## EXERCISE BRIEF:
Leaving the pictures out, print the lines from the first line of the listing through the line containing "center_caption = '阅读总数'", exactly as they read, and no others.

## DATASET EXCERPT:
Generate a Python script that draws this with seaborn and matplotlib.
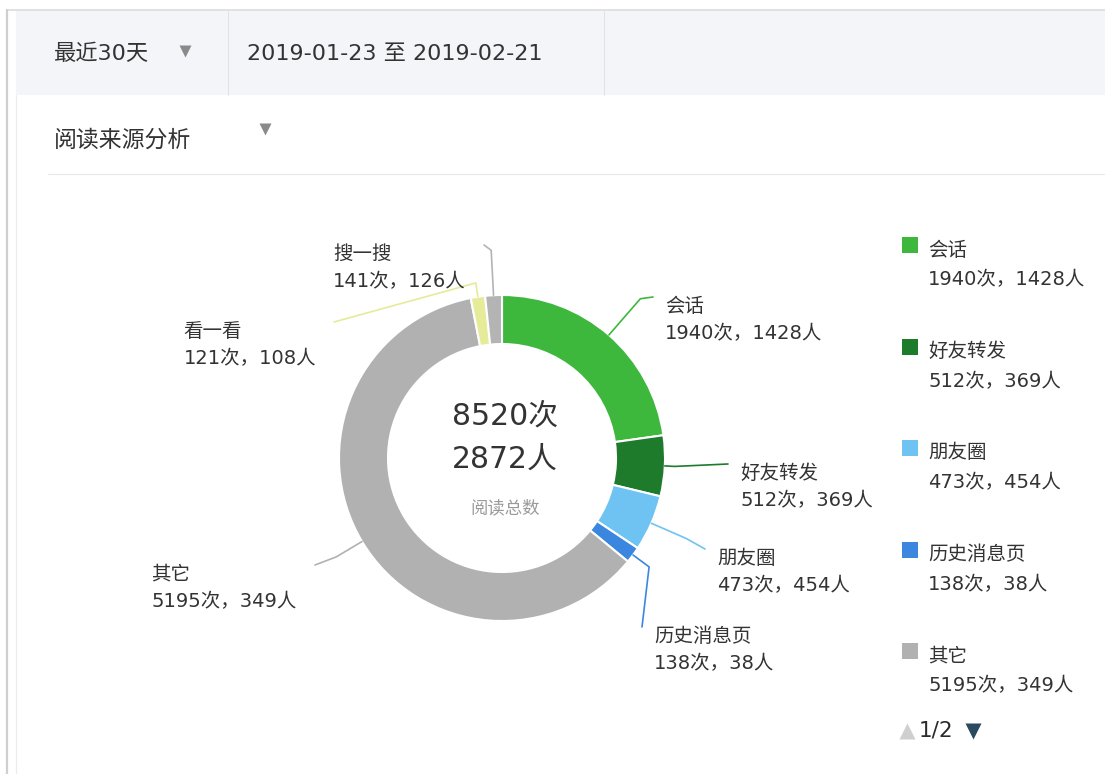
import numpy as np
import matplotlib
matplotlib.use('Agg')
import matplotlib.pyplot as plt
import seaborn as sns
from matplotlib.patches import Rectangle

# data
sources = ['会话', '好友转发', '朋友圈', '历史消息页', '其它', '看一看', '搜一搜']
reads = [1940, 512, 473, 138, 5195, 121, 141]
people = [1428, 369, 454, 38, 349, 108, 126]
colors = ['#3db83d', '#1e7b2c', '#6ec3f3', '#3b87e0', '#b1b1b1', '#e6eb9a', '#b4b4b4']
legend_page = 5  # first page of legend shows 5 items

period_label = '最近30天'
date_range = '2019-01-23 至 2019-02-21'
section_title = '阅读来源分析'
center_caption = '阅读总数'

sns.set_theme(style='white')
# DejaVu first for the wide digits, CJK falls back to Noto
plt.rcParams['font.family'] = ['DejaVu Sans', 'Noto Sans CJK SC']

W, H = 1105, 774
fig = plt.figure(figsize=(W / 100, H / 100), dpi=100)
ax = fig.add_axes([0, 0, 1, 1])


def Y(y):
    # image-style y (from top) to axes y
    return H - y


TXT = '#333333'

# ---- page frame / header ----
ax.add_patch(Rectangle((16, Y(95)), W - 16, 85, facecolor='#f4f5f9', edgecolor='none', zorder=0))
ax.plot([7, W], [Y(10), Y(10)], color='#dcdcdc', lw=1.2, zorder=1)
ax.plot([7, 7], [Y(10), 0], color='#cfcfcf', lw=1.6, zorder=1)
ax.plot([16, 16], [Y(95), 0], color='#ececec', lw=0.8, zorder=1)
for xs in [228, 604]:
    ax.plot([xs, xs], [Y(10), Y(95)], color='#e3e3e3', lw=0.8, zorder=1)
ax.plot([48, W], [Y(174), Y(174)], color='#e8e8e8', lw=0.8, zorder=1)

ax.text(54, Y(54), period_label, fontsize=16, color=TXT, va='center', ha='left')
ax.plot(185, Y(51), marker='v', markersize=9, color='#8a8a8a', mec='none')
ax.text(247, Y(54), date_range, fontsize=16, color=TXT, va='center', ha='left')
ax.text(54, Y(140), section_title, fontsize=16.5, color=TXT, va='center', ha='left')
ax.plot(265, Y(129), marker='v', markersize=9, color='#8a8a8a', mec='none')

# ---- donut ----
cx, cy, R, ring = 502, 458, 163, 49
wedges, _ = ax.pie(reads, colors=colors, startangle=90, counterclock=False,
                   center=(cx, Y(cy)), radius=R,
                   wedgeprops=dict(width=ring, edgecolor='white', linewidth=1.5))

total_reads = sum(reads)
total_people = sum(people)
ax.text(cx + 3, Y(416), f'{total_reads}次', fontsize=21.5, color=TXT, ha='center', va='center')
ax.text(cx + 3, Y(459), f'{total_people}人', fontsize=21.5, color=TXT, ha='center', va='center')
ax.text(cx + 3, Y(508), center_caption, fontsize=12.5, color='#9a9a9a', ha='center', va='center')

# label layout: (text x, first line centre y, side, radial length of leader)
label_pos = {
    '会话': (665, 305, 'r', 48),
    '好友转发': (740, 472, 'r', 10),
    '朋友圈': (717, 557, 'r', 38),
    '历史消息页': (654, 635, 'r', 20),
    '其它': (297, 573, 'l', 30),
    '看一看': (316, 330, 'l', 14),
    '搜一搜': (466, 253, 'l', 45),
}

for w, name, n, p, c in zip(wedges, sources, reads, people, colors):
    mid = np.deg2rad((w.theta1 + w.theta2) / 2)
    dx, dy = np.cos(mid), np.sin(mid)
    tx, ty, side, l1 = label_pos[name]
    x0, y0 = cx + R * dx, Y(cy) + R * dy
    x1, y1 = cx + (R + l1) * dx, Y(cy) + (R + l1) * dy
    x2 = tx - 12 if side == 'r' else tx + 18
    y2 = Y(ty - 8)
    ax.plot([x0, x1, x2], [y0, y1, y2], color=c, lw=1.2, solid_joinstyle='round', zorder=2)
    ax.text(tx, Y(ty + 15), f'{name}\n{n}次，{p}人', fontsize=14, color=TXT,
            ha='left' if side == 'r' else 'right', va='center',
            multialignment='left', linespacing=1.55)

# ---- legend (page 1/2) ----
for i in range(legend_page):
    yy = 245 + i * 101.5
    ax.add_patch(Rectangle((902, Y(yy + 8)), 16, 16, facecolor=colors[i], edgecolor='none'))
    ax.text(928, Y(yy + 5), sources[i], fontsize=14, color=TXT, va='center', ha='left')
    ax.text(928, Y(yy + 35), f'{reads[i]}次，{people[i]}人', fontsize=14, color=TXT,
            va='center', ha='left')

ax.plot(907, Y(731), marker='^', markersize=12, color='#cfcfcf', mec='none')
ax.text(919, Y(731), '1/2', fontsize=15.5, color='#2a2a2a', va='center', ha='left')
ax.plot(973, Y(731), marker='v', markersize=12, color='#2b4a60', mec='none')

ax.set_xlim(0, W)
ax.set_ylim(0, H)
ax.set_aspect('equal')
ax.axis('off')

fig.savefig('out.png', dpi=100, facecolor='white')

## SOLUTION:
Generate a Python script that draws this with seaborn and matplotlib.
import numpy as np
import matplotlib
matplotlib.use('Agg')
import matplotlib.pyplot as plt
import seaborn as sns
from matplotlib.patches import Rectangle

# data
sources = ['会话', '好友转发', '朋友圈', '历史消息页', '其它', '看一看', '搜一搜']
reads = [1940, 512, 473, 138, 5195, 121, 141]
people = [1428, 369, 454, 38, 349, 108, 126]
colors = ['#3db83d', '#1e7b2c', '#6ec3f3', '#3b87e0', '#b1b1b1', '#e6eb9a', '#b4b4b4']
legend_page = 5  # first page of legend shows 5 items

period_label = '最近30天'
date_range = '2019-01-23 至 2019-02-21'
section_title = '阅读来源分析'
center_caption = '阅读总数'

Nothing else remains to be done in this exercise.